Quando jovem (e não faz muito tempo assim...), tolamente dizia “preferir uma dor aguda a uma dor crônica”. Deixe-me explicar.
Por dor aguda refiro-me ao sofrimento intenso, porém curto, como um apendicite ou cólica renal, típicos de dores agudas e intensas, que quase enlouquecem, mas que se diagnosticados corretamente, realiza-se o procedimento adequado e logo vem a recuperação. A dor passa e chega-se à normalidade.
Por dor crônica, refiro-me àquela sensação prolongada, que vai se arrastando dia, meses e anos, sem solução. Eventualmente não é uma dor intensa, mas se parece com uma leve artrite, uma dor muscular, que dura longos períodos, e sempre aparece para lembrar que ainda está presente. Eu tenho uma dor na perna esquerda que já dura quase 3 anos. O médico não conseguiu dar um diagnóstico, o raio X nada revelou, e confesso que não fiz nenhum esforço maior para aprofundar os exames médicos e descobrir o que está acontecendo, e como a dor é pequena, embora incômoda, acho que inconscientemente desisti de buscar a solução e preferi me adaptar. Complicado, não?

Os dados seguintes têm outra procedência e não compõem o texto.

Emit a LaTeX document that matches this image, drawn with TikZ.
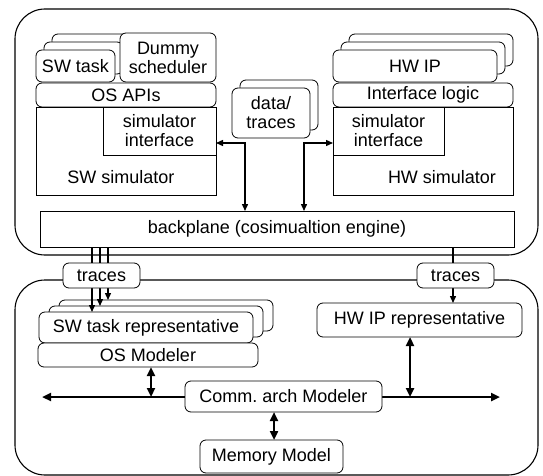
\documentclass[tikz,border=0pt]{standalone}
\usepackage{fontspec}
\setmainfont{Liberation Sans}
\usepackage{tikz}
\usetikzlibrary{arrows.meta,calc}
\tikzstyle{every node}=[font=\fontsize{18}{19}\selectfont]
\tikzstyle{box}=[draw, fill=white, rounded corners=6pt, line width=0.8pt, inner sep=0pt, outer sep=0pt, align=center]
\tikzstyle{simbox}=[draw, fill=white, line width=0.8pt, inner sep=0pt, outer sep=0pt, align=center]
\tikzstyle{frame}=[draw, rounded corners=30pt, line width=1.1pt]
\tikzstyle{link}=[>={Triangle[length=7pt,width=6pt]}, line width=1.4pt]
\tikzstyle{bus}=[<->, >={Triangle[length=9pt,width=8pt]}, line width=2.3pt]

\begin{document}
\begin{tikzpicture}[x=1pt, y=-1pt]
      \useasboundingbox (0,0) rectangle (543,476);
      \draw[frame] (15,9) rectangle (538,255);
      \draw[frame] (15,280) rectangle (538,475);
      % software simulator
      \node(swtaskC) [box, minimum width=79pt, minimum height=32pt] at (91.5,50){};
      \node(swtaskB) [box, minimum width=79pt, minimum height=32pt] at (83.5,58){};
      \node(swtask) [box, minimum width=79pt, minimum height=32pt] at (75.5,66){SW task};
      \node(dummy) [box, minimum width=96pt, minimum height=49pt] at (168,57.5){Dummy\\scheduler};
      \node(swsim) [simbox, minimum width=180pt, minimum height=88pt, label={[anchor=center, xshift=-5pt, yshift=18pt]south:SW simulator}] at (126,151){};
      \node(osapi) [box, minimum width=180pt, minimum height=24pt] at (126,95){OS APIs};
      \node(swif) [simbox, minimum width=113pt, minimum height=48pt] at (159.5,131){simulator\\interface};
      % hardware simulator
      \node(hwipC) [box, minimum width=164pt, minimum height=32pt] at (431,50){};
      \node(hwipB) [box, minimum width=164pt, minimum height=32pt] at (423,58){};
      \node(hwip) [box, minimum width=164pt, minimum height=32pt] at (415,66){HW IP};
      \node(hwsim) [simbox, minimum width=180pt, minimum height=88pt, label={[anchor=center, xshift=19pt, yshift=18pt]south:HW simulator}] at (423,151){};
      \node(iflogic) [box, minimum width=180pt, minimum height=24pt] at (423,95){Interface logic};
      \node(hwif) [simbox, minimum width=111pt, minimum height=48pt] at (388.5,131){simulator\\interface};
      % data
      \node(dataB) [box, minimum width=78pt, minimum height=50pt] at (279,105){};
      \node(data) [box, minimum width=78pt, minimum height=50pt] at (271,113){data/\\traces};
      \node(backplane) [simbox, minimum width=474pt, minimum height=36pt] at (277,229){backplane (cosimualtion engine)};
      \draw[link, <->] (backplane.north -| 245,0) |- ([yshift=-12pt]swif.east);
      \draw[link, <->] (backplane.north -| 304,0) |- ([yshift=-12pt]hwif.west);
      % modelers
      \node(swrepC) [box, minimum width=214pt, minimum height=31pt] at (166,315.5){};
      \node(swrepB) [box, minimum width=214pt, minimum height=31pt] at (156,321.5){};
      \node(swrep) [box, minimum width=214pt, minimum height=31pt] at (146,327.5){SW task representative};
      \node(osmod) [box, minimum width=220pt, minimum height=24pt] at (148,355){OS Modeler};
      \node(hwrep) [box, minimum width=205pt, minimum height=34pt] at (419.5,320){HW IP representative};
      \coordinate(busL) at (42,397);
      \coordinate(busR) at (500,397);
      \draw[bus] (busL) -- (busR);
      \node(comm) [box, minimum width=197pt, minimum height=31pt] at (283.5,396.5){Comm.\ arch Modeler};
      \node(memory) [box, minimum width=143pt, minimum height=33pt] at (271.5,456.5){Memory Model};
      \draw[bus] (osmod.south -| 151,0) -- (busL -| 151,0);
      \draw[bus] (hwrep.south -| 410,0) -- (busL -| 410,0);
      \draw[bus] (comm.south -| 274,0) -- (memory.north -| 274,0);
      % traces
      \draw[link, ->] (backplane.south -| 92,0) -- (swrep.north -| 92,0);
      \draw[link, ->] (backplane.south -| 100,0) -- (swrepB.north -| 100,0);
      \draw[link, ->] (backplane.south -| 108,0) -- (swrepC.north -| 108,0);
      \draw[link, ->] (backplane.south -| 453,0) -- (hwrep.north -| 453,0);
      \node(tracesL) [box, minimum width=77pt, minimum height=25pt] at (101.5,275.5){traces};
      \node(tracesR) [box, minimum width=77pt, minimum height=25pt] at (455.5,275.5){traces};
\end{tikzpicture}
\end{document}
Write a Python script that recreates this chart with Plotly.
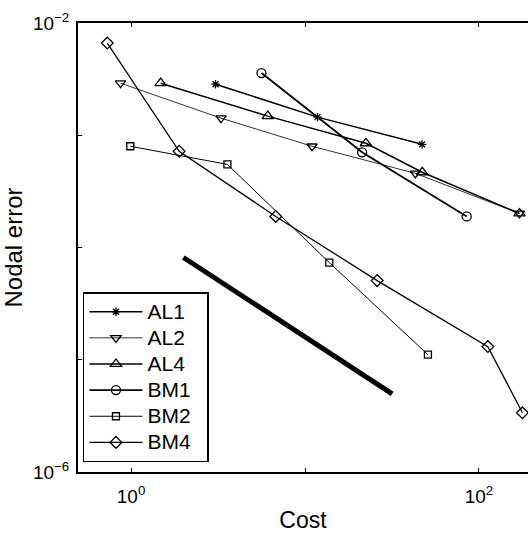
import plotly.graph_objects as go

# Data (Cost vs Nodal error, log-log)
al1_x = [3.06, 11.8, 47.1]
al1_y = [2.85e-3, 1.45e-3, 8.3e-4]
al2_x = [0.87, 3.29, 10.98, 43.1, 171]
al2_y = [2.91e-3, 1.42e-3, 7.98e-4, 4.58e-4, 2.01e-4]
al4_x = [1.48, 6.11, 22.4, 47.2, 171]
al4_y = [2.91e-3, 1.48e-3, 8.49e-4, 4.68e-4, 2.01e-4]
bm1_x = [5.62, 21.3, 85.0]
bm1_y = [3.58e-3, 7.05e-4, 1.89e-4]
bm2_x = [0.99, 3.58, 13.8, 50.9]
bm2_y = [7.98e-4, 5.5e-4, 7.34e-5, 1.11e-5]
bm4_x = [0.73, 1.89, 6.79, 26.0, 112.5, 177.8]
bm4_y = [6.63e-3, 7.2e-4, 1.89e-4, 5.07e-5, 1.31e-5, 3.37e-6]
ref_x = [2.0, 31.7]
ref_y = [8.15e-5, 4.97e-6]

x_tickvals = [1, 10, 100]
x_ticktext = ["10<sup>0</sup>", "", "10<sup>2</sup>"]
y_tickvals = [1e-6, 1e-5, 1e-4, 1e-3, 1e-2]
y_ticktext = ["10<sup>−6</sup>", "", "", "", "10<sup>−2</sup>"]

FONT = "Liberation Sans, Arial, Helvetica, sans-serif"
PAD = "\u00a0\u00a0"

series = [
    ("AL1", al1_x, al1_y, "asterisk-open", 7, 1.5),
    ("AL2", al2_x, al2_y, "triangle-down-open", 9, 0.8),
    ("AL4", al4_x, al4_y, "triangle-up-open", 10, 1.5),
    ("BM1", bm1_x, bm1_y, "circle-open", 9, 1.8),
    ("BM2", bm2_x, bm2_y, "square-open", 7, 1.0),
    ("BM4", bm4_x, bm4_y, "diamond-open", 9, 1.3),
]

fig = go.Figure()
for name, xs, ys, sym, size, lw in series:
    fig.add_trace(go.Scatter(
        x=xs, y=ys,
        name='<span style="font-size:21px">' + name + PAD + "</span>",
        mode="lines+markers",
        line=dict(color="black", width=lw),
        marker=dict(symbol=sym, size=size, color="black",
                    line=dict(color="black", width=1.3)),
    ))

fig.add_trace(go.Scatter(
    x=ref_x, y=ref_y, mode="lines", showlegend=False,
    line=dict(color="black", width=5),
))

fig.update_layout(
    width=528, height=533,
    margin=dict(l=78, r=0, t=23, b=61),
    paper_bgcolor="white", plot_bgcolor="white",
    font=dict(family=FONT, size=19, color="black"),
    showlegend=True,
    legend=dict(
        x=0.011, y=0.022, xanchor="left", yanchor="bottom",
        bordercolor="black", borderwidth=1.5, bgcolor="white",
        font=dict(family=FONT, size=17.8, color="black"),
        tracegroupgap=0, itemwidth=53,
    ),
)

fig.update_xaxes(
    type="log", range=[-0.305, 2.282],
    tickvals=x_tickvals, ticktext=x_ticktext,
    ticks="inside", ticklen=4, tickcolor="black",
    showline=True, linecolor="black", linewidth=2, mirror="ticks",
    showgrid=False, zeroline=False,
    tickfont=dict(family=FONT, size=19),
    ticklabelstandoff=6,
    title=dict(text="Cost", font=dict(family=FONT, size=23), standoff=7),
)
fig.update_yaxes(
    type="log", range=[-6, -2],
    tickvals=y_tickvals, ticktext=y_ticktext,
    ticks="inside", ticklen=4, tickcolor="black",
    showline=True, linecolor="black", linewidth=2, mirror=False,
    showgrid=False, zeroline=False,
    tickfont=dict(family=FONT, size=19),
    ticklabelstandoff=3,
    title=dict(text="Nodal error", font=dict(family=FONT, size=24), standoff=4),
)

fig.write_html("out.html")
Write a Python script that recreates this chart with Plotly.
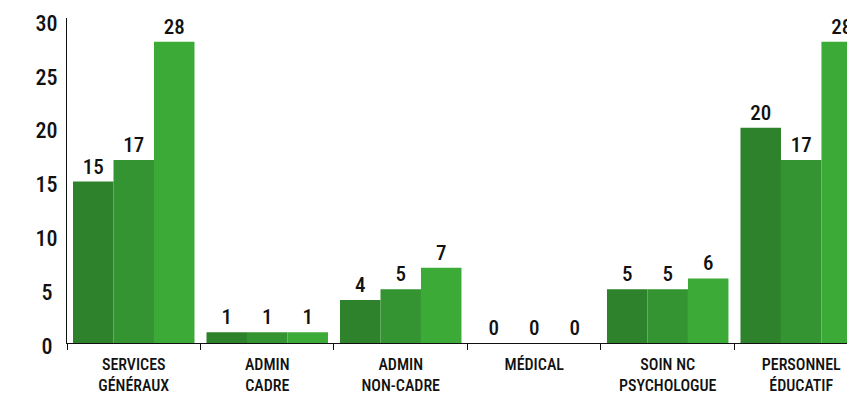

Com a idade, entretanto, cheguei à conclusão de que não gosto de dor de jeito nenhum. Toda enfermidade gera enorme senso de impotência e ficar doente revela toda arrogância e independência humana. Depender dos outros, perceber que o corpo não se dispõe a agir, prostrar-se numa cama ou num leito de hospital é sempre uma experiência desencorajadora. A dor, seja ela crônica ou aguda, desestrutura, ainda que nem sempre, a dor seja ruim. A ausência da dor em alguns casos, pode ser devastadora. Uma das doenças mais horríveis da história humana, a hanseníase, leva o ser humano à perda da sensibilidade de seus axônios deixando-o vulnerável e colocando-o em risco, exatamente por não sentir dor.
A verdade é que a dor sempre traz desequilíbrio, entretanto, dores prolongadas causam enorme impacto na vida, sejam tais dores físicas ou emocionais. Tenho acompanhado relacionamentos doentios, sustentados por provocações mútuas, as feridas vão se perpetuando e gerando novas mazelas. Um emprego que rouba a criatividade, um casamento no qual os cônjuges decidem se tornar inimigos e complicar a vida do outro, um negócio mal resolvido que dura uma eternidade. Meu amigo Neander Coelho diz que “é melhor um fim pavoroso do que um pavor sem fim”.
Ninguém pode se manter saudável em longos processos patológicos. Algumas pessoas se tornam um lixo nestes processos mal resolvidos. É comum vermos pessoas tentando sustentar um casamento que já acabou dez anos atrás, e durante este tempo as feridas só vão aumentando porque nenhuma das partes faz concessões, ou resolve quebrar o ciclo do mal, e neste processo de raiva e mágoa, incapazes de perdoar, tentam manter a aparência sem um adequado desfecho da situação.
Certamente a dor nunca é desejável, mas é necessário virar a página do ódio, acusação e culpa para se buscar uma alternativa à vida e à celebração.